INSTRUCTIONS FOR THE TASK: Write out the listing, please, but only from its first line through the line containing "y_ticks = [0, 1, 2, 3, 4, 5, 6, 7]", exactly as given and without pictures.

======== SOURCE EXCERPT ========

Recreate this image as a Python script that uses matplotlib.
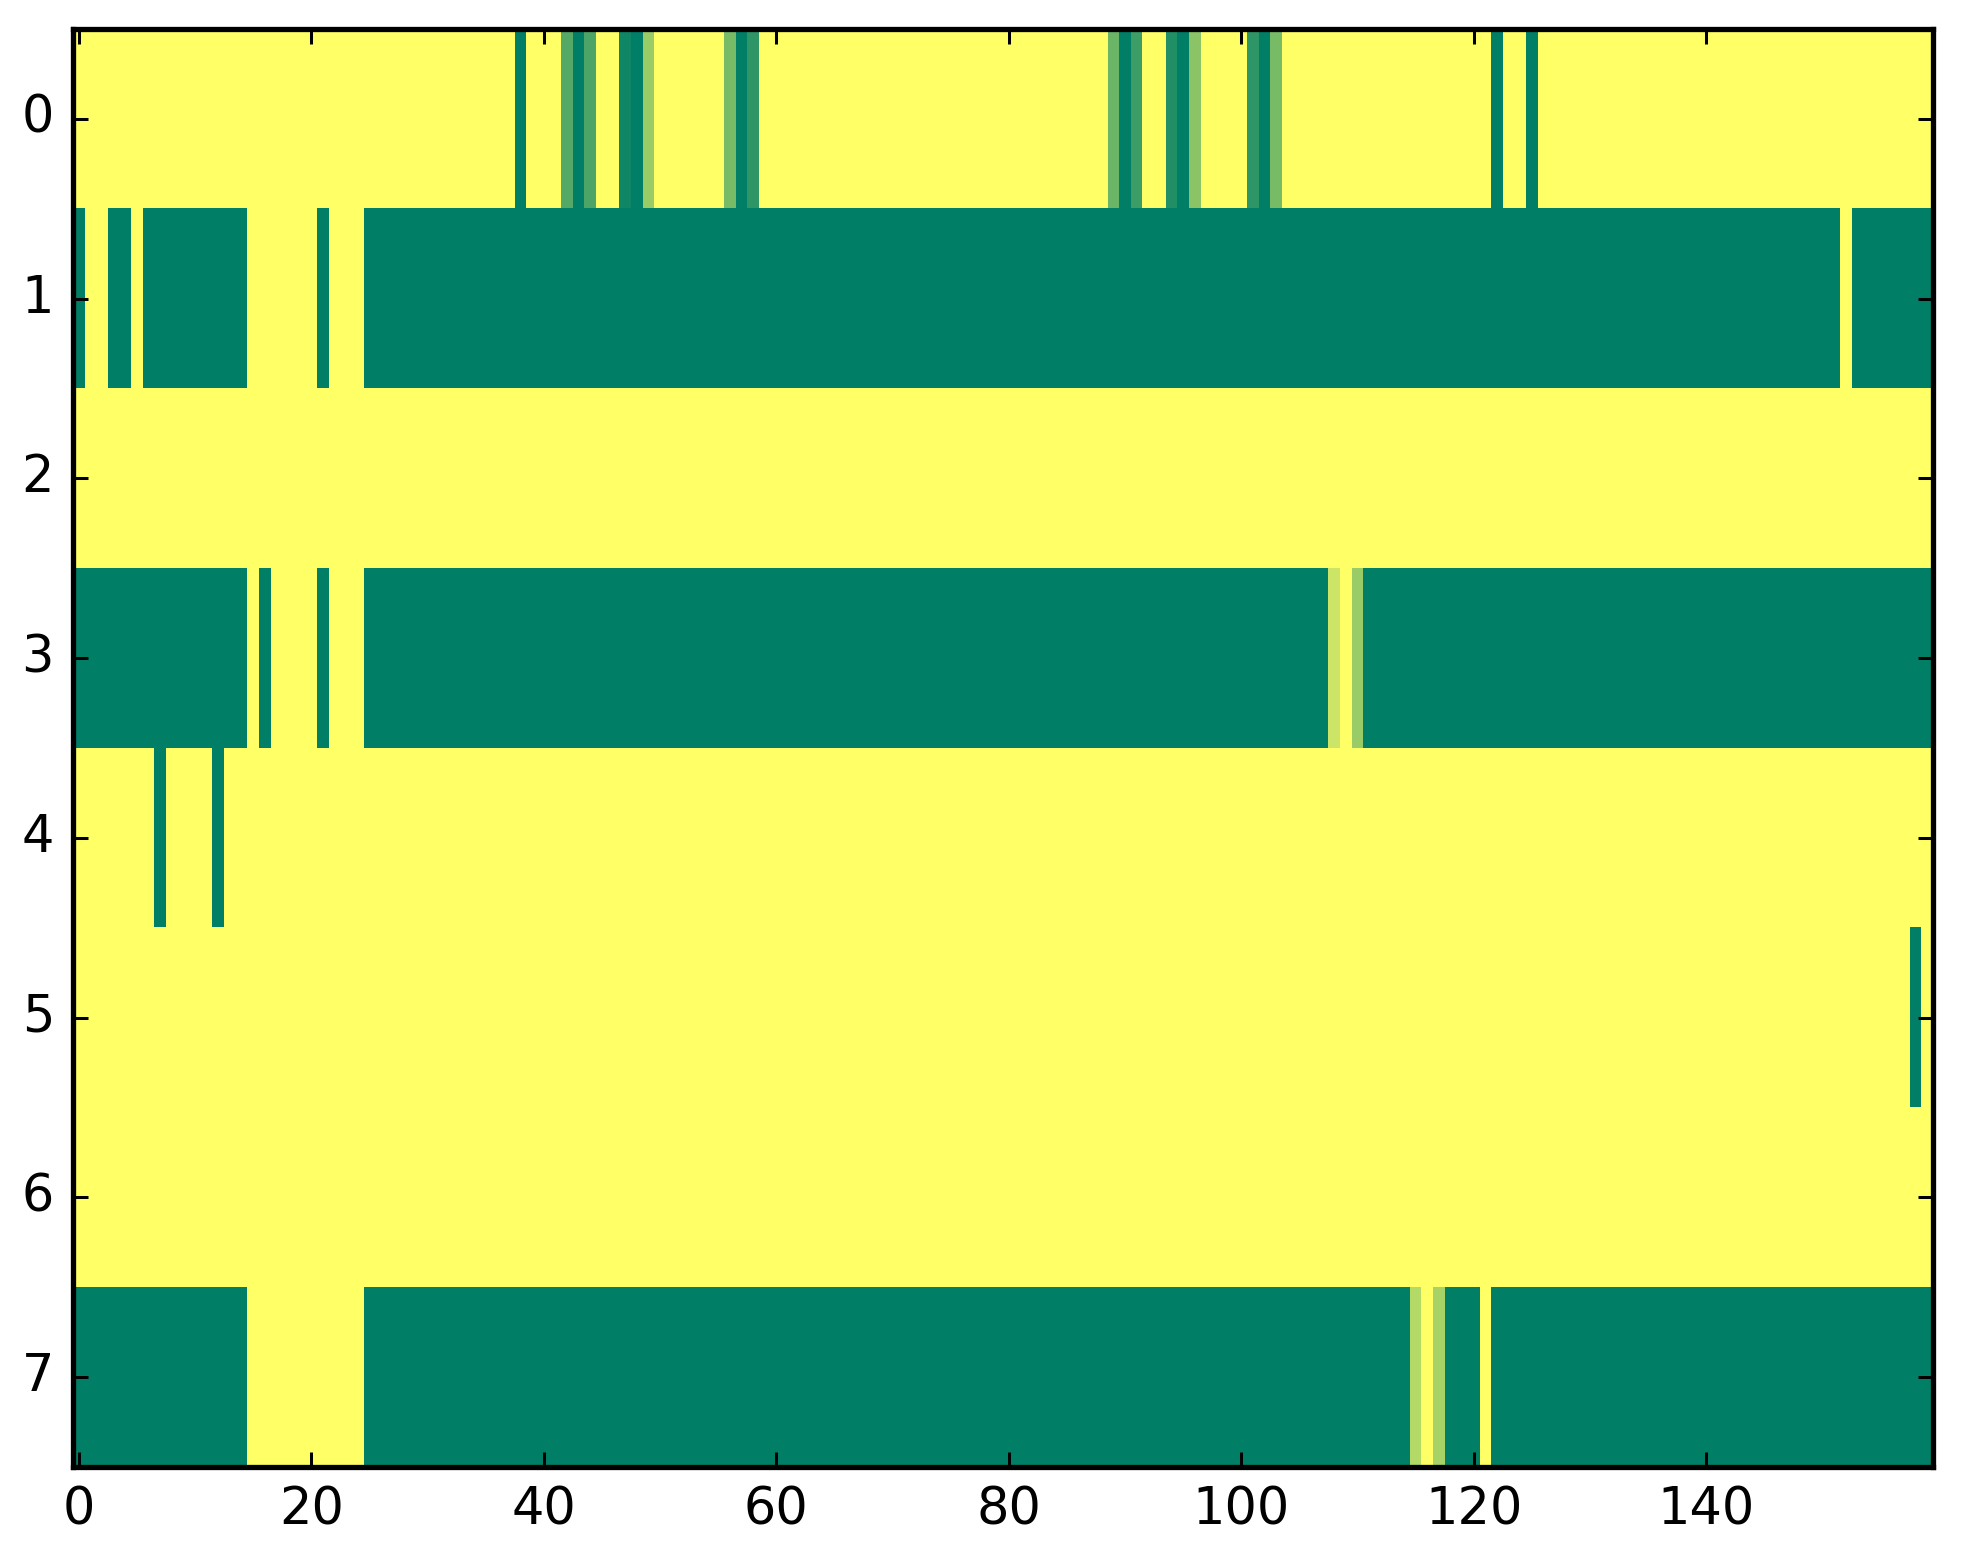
import numpy as np
import matplotlib
matplotlib.use("Agg")
import matplotlib.pyplot as plt

plt.style.use("classic")

# ── Data: 8 rows x 160 columns, each row = base value + (first, last, value) runs ──
n_rows, n_cols = 8, 160

row0_base = 1.0
row0_runs = [(38, 38, 0.0), (42, 42, 0.33), (43, 43, 0.0), (44, 44, 0.30),
             (47, 47, 0.06), (48, 48, 0.0), (49, 49, 0.60),
             (56, 56, 0.47), (57, 57, 0.0), (58, 58, 0.18),
             (89, 89, 0.42), (90, 90, 0.0), (91, 91, 0.24),
             (94, 94, 0.125), (95, 95, 0.0), (96, 96, 0.54),
             (101, 101, 0.18), (102, 102, 0.0), (103, 103, 0.47),
             (122, 122, 0.0), (125, 125, 0.0)]

row1_base = 0.0
row1_runs = [(1, 2, 1.0), (5, 5, 1.0), (15, 20, 1.0), (22, 24, 1.0), (152, 152, 1.0)]

row2_base = 1.0
row2_runs = []

row3_base = 0.0
row3_runs = [(15, 15, 1.0), (17, 20, 1.0), (22, 24, 1.0),
             (108, 108, 0.80), (109, 109, 1.0), (110, 110, 0.60)]

row4_base = 1.0
row4_runs = [(7, 7, 0.0), (12, 12, 0.0)]

row5_base = 1.0
row5_runs = [(158, 158, 0.0)]

row6_base = 1.0
row6_runs = []

row7_base = 0.0
row7_runs = [(15, 24, 1.0), (115, 115, 0.70), (116, 116, 1.0),
             (117, 117, 0.65), (121, 121, 1.0)]

x_ticks = [0, 20, 40, 60, 80, 100, 120, 140]
y_ticks = [0, 1, 2, 3, 4, 5, 6, 7]

# ── Build matrix ──────────────────────────────────────────────────────────────
rows = [(row0_base, row0_runs), (row1_base, row1_runs), (row2_base, row2_runs),
        (row3_base, row3_runs), (row4_base, row4_runs), (row5_base, row5_runs),
        (row6_base, row6_runs), (row7_base, row7_runs)]

data = np.zeros((n_rows, n_cols))
for i, (base, runs) in enumerate(rows):
    data[i, :] = base
    for a, b, v in runs:
        data[i, a:b + 1] = v

# ── Plot ──────────────────────────────────────────────────────────────────────
dpi = 272
fig = plt.figure(figsize=(1963 / dpi, 1564 / dpi), dpi=dpi)
fig.patch.set_facecolor("white")
ax = fig.add_axes([73 / 1963, 1 - 1467 / 1564, 1860 / 1963, (1467 - 29) / 1564])

ax.imshow(data, cmap="summer", vmin=0, vmax=1, aspect="auto",
          interpolation="nearest")
ax.set_xticks(x_ticks)
ax.set_yticks(y_ticks)
ax.set_xlim(-0.5, n_cols - 0.5)
ax.set_ylim(n_rows - 0.5, -0.5)
ax.tick_params(labelsize=13.5, length=4, width=0.8, pad=5)
for sp in ax.spines.values():
    sp.set_linewidth(1.4)

fig.savefig("out.png", dpi=dpi)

========

CORRECT ANSWER:
Recreate this image as a Python script that uses matplotlib.
import numpy as np
import matplotlib
matplotlib.use("Agg")
import matplotlib.pyplot as plt

plt.style.use("classic")

# ── Data: 8 rows x 160 columns, each row = base value + (first, last, value) runs ──
n_rows, n_cols = 8, 160

row0_base = 1.0
row0_runs = [(38, 38, 0.0), (42, 42, 0.33), (43, 43, 0.0), (44, 44, 0.30),
             (47, 47, 0.06), (48, 48, 0.0), (49, 49, 0.60),
             (56, 56, 0.47), (57, 57, 0.0), (58, 58, 0.18),
             (89, 89, 0.42), (90, 90, 0.0), (91, 91, 0.24),
             (94, 94, 0.125), (95, 95, 0.0), (96, 96, 0.54),
             (101, 101, 0.18), (102, 102, 0.0), (103, 103, 0.47),
             (122, 122, 0.0), (125, 125, 0.0)]

row1_base = 0.0
row1_runs = [(1, 2, 1.0), (5, 5, 1.0), (15, 20, 1.0), (22, 24, 1.0), (152, 152, 1.0)]

row2_base = 1.0
row2_runs = []

row3_base = 0.0
row3_runs = [(15, 15, 1.0), (17, 20, 1.0), (22, 24, 1.0),
             (108, 108, 0.80), (109, 109, 1.0), (110, 110, 0.60)]

row4_base = 1.0
row4_runs = [(7, 7, 0.0), (12, 12, 0.0)]

row5_base = 1.0
row5_runs = [(158, 158, 0.0)]

row6_base = 1.0
row6_runs = []

row7_base = 0.0
row7_runs = [(15, 24, 1.0), (115, 115, 0.70), (116, 116, 1.0),
             (117, 117, 0.65), (121, 121, 1.0)]

x_ticks = [0, 20, 40, 60, 80, 100, 120, 140]
y_ticks = [0, 1, 2, 3, 4, 5, 6, 7]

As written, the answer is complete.